DATASET EXTRACT:
>>

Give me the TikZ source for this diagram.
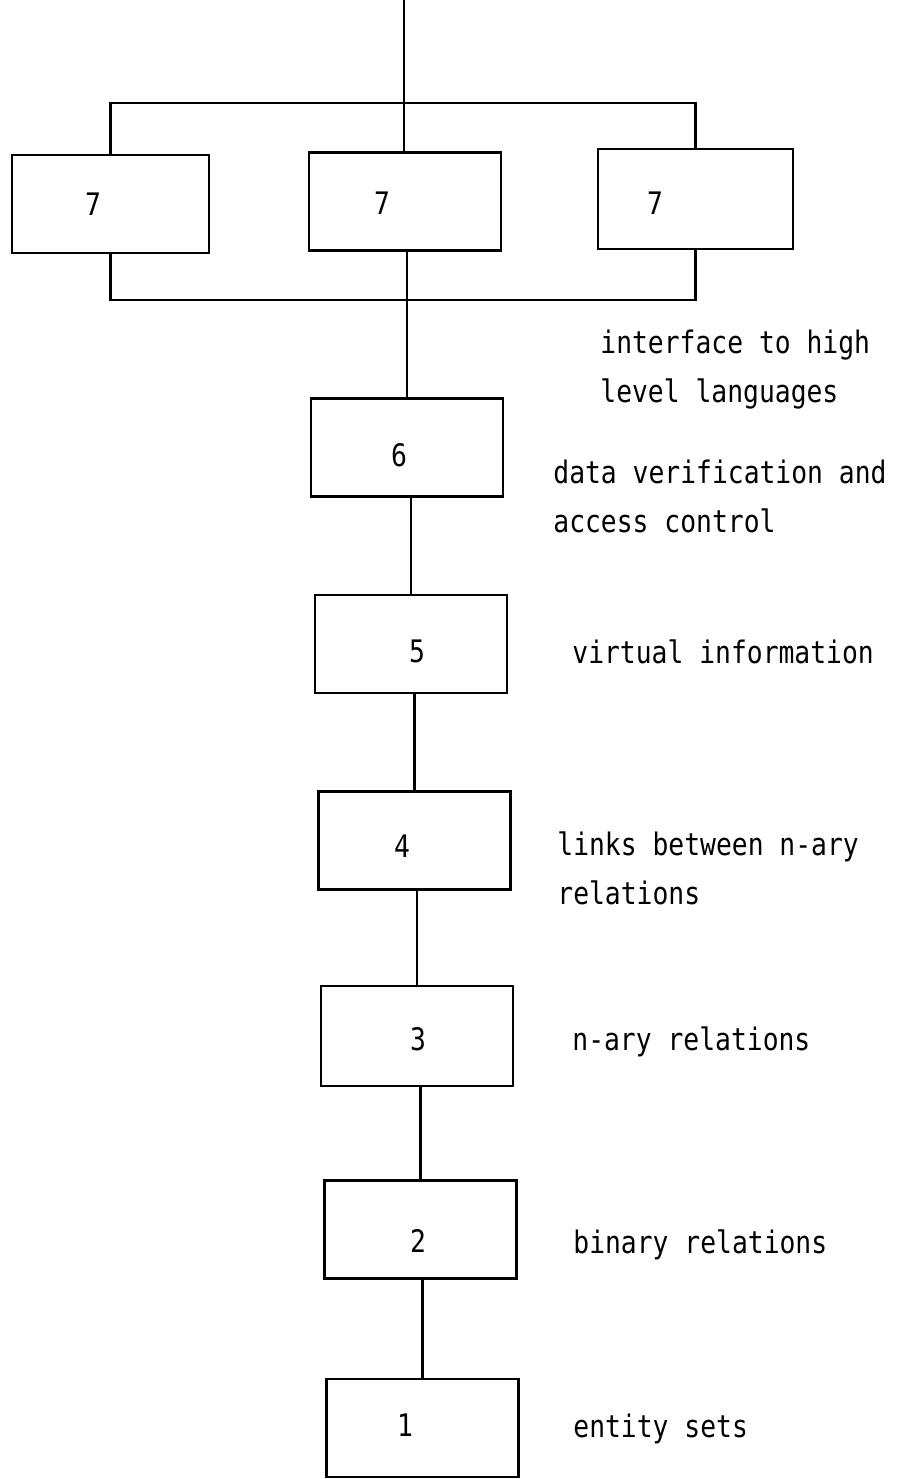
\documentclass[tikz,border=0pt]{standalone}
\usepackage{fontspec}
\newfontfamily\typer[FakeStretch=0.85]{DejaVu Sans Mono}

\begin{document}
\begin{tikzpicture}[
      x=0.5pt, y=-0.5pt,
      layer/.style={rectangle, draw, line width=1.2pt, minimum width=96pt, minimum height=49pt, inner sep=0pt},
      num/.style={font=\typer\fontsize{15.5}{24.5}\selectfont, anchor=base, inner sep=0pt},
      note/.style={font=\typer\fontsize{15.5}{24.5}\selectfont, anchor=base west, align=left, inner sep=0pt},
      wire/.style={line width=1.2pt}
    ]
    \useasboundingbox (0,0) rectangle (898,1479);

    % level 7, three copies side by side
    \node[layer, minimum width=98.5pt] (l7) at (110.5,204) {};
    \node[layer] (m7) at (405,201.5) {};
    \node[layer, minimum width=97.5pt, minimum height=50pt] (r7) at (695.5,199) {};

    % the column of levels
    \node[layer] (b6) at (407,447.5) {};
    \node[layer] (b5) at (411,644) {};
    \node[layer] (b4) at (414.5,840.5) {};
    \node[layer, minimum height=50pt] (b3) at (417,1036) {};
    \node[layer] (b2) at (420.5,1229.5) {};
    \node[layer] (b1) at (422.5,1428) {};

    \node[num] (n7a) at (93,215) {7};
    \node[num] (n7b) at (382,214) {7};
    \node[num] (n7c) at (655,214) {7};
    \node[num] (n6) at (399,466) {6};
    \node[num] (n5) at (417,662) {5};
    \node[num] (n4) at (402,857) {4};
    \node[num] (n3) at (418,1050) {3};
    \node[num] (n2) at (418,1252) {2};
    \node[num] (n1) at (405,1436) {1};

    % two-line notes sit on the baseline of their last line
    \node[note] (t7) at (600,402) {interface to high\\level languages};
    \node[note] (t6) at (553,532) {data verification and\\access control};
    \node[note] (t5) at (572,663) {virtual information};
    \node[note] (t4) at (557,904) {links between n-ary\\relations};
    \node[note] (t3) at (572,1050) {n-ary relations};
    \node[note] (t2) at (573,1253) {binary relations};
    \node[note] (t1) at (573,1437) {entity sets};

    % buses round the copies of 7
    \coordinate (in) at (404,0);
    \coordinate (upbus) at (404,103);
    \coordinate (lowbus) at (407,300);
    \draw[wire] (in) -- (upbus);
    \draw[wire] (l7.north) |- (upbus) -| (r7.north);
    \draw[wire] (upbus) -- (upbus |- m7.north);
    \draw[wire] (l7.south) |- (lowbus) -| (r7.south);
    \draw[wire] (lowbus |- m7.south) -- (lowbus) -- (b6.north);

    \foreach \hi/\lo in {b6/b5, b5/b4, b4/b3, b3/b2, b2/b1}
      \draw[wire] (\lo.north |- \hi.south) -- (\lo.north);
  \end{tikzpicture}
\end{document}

<<

WORK TO BE COMPLETED:
Reproduce the listing above exactly, excluding all pictures.

FULL RESPONSE:
Give me the TikZ source for this diagram.
\documentclass[tikz,border=0pt]{standalone}
\usepackage{fontspec}
\newfontfamily\typer[FakeStretch=0.85]{DejaVu Sans Mono}

\begin{document}
\begin{tikzpicture}[
      x=0.5pt, y=-0.5pt,
      layer/.style={rectangle, draw, line width=1.2pt, minimum width=96pt, minimum height=49pt, inner sep=0pt},
      num/.style={font=\typer\fontsize{15.5}{24.5}\selectfont, anchor=base, inner sep=0pt},
      note/.style={font=\typer\fontsize{15.5}{24.5}\selectfont, anchor=base west, align=left, inner sep=0pt},
      wire/.style={line width=1.2pt}
    ]
    \useasboundingbox (0,0) rectangle (898,1479);

    % level 7, three copies side by side
    \node[layer, minimum width=98.5pt] (l7) at (110.5,204) {};
    \node[layer] (m7) at (405,201.5) {};
    \node[layer, minimum width=97.5pt, minimum height=50pt] (r7) at (695.5,199) {};

    % the column of levels
    \node[layer] (b6) at (407,447.5) {};
    \node[layer] (b5) at (411,644) {};
    \node[layer] (b4) at (414.5,840.5) {};
    \node[layer, minimum height=50pt] (b3) at (417,1036) {};
    \node[layer] (b2) at (420.5,1229.5) {};
    \node[layer] (b1) at (422.5,1428) {};

    \node[num] (n7a) at (93,215) {7};
    \node[num] (n7b) at (382,214) {7};
    \node[num] (n7c) at (655,214) {7};
    \node[num] (n6) at (399,466) {6};
    \node[num] (n5) at (417,662) {5};
    \node[num] (n4) at (402,857) {4};
    \node[num] (n3) at (418,1050) {3};
    \node[num] (n2) at (418,1252) {2};
    \node[num] (n1) at (405,1436) {1};

    % two-line notes sit on the baseline of their last line
    \node[note] (t7) at (600,402) {interface to high\\level languages};
    \node[note] (t6) at (553,532) {data verification and\\access control};
    \node[note] (t5) at (572,663) {virtual information};
    \node[note] (t4) at (557,904) {links between n-ary\\relations};
    \node[note] (t3) at (572,1050) {n-ary relations};
    \node[note] (t2) at (573,1253) {binary relations};
    \node[note] (t1) at (573,1437) {entity sets};

    % buses round the copies of 7
    \coordinate (in) at (404,0);
    \coordinate (upbus) at (404,103);
    \coordinate (lowbus) at (407,300);
    \draw[wire] (in) -- (upbus);
    \draw[wire] (l7.north) |- (upbus) -| (r7.north);
    \draw[wire] (upbus) -- (upbus |- m7.north);
    \draw[wire] (l7.south) |- (lowbus) -| (r7.south);
    \draw[wire] (lowbus |- m7.south) -- (lowbus) -- (b6.north);

    \foreach \hi/\lo in {b6/b5, b5/b4, b4/b3, b3/b2, b2/b1}
      \draw[wire] (\lo.north |- \hi.south) -- (\lo.north);
  \end{tikzpicture}
\end{document}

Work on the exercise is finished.